そこで、この規定に基づいて、使用者に対して、解雇理由を書面で明らかにさせるべきです。
(3)個別の法令上の解雇制限や就業規則・労働協約の手続条項に違反していないかを調べる
(4)退職を前提とした姿勢を取らずに就労の意思を明らかにする
退職金を請求する等の退職を前提とした行動は、解雇を争うことと矛盾するので、取るべきではありません。
このような行動を取ってしまうと、合意解約の承諾をしたものと解釈され、合意解約が成立していると使用者に主張されることになりかねません。
解雇の撤回を求め、就労の意思があることを内容証明郵便等の書面で明確に通知しておくことが必要です。
(5)解雇後の生計の手立て
  • (ア)雇用保険の仮給付制度
    雇用保険の受給資格者は、解雇・退職等によって失業した場合には、失業給付を受給できますが、解雇を争っていて、現在も雇用関係が存続していると主張する場合には、仮給付として受給できます。
  • (イ)退職金の充当
    使用者が一方的に退職金を振り込んできた場合には、これを解雇後に発生する賃金に充当することも考えられます。
  • (ウ)他社での就労
    解雇後、他社で就労して賃金を得ることも考えられます。
    但し、解雇された企業への就労の意思を明確にせずに他社で就労すると、その期間の賃金請求を拒まれたり、解雇ではなく合意解約であると使用者に主張されたりする恐れがありますので、注意する必要があります。

(4)裁判手続で解雇を無効として争う場合

示談交渉によっても解決しない場合には(事案によっては示談交渉に入ることなく最初から)、裁判手続によって解雇を争うこととなります。

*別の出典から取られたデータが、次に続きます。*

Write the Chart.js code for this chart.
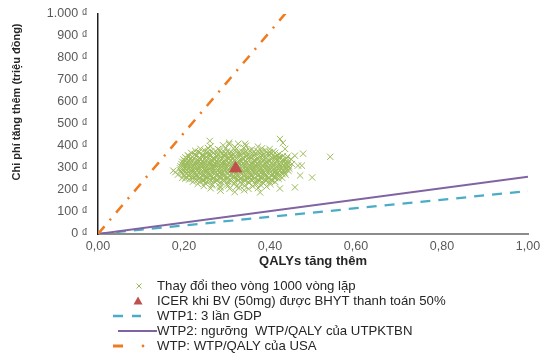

裁判手続で争う場合としては、労働者が、解雇は無効であるとして職場復帰を求める場合と、職場復帰は求めないが金銭的補償による解決を求める場合が考えられますが、このいずれにせよ、調停が成立する見込みが高い場合には労働審判を申し立てることになると考えられます。労働審判は、3回以内の期日で審理が終結しますので、迅速な解決が規定できるからです。但し、労働審判においては、審判に対して異議が出された場合、紛争は解決されず、事件は自動的に訴訟に移行することとなります。

他方で、調停が成立する見込みが低い場合(労働者が職場復帰を求めているが使用者がこれに応じる見込みが低い場合が典型的と言えます)は、労働審判だけでは解決されないことが多いので、最初から訴訟を提起することになると考えられます。

  1. 地位の確認
    解雇が無効である場合は、解雇後も労働契約法上の権利を有していることになるので、労働契約法上の権利を有する地位の確認を請求できます。
  2. 賃金の請求
    解雇後未払いとなっている賃金については、無効な解雇をした使用者には、労働者が就労できなくなったことについて責任があるので、未払いの賃金を請求できます。
  3. 損害賠償請求
    解雇されたことについての損害賠償を請求する(慰謝料請求)こともできます。
    但し、実務では、解雇が無効であったことから無条件に慰謝料が認められている訳ではなく、一般的には、解雇の違法性が著しい場合に慰謝料請求が認められていると言えます。
    社会との接点を失う等、解雇によって労働者が受ける精神的苦痛は非常に大きいものであると言えますから、訴訟で慰謝料請求が認められるためには、その苦痛の実態を詳細に主張することが必要です。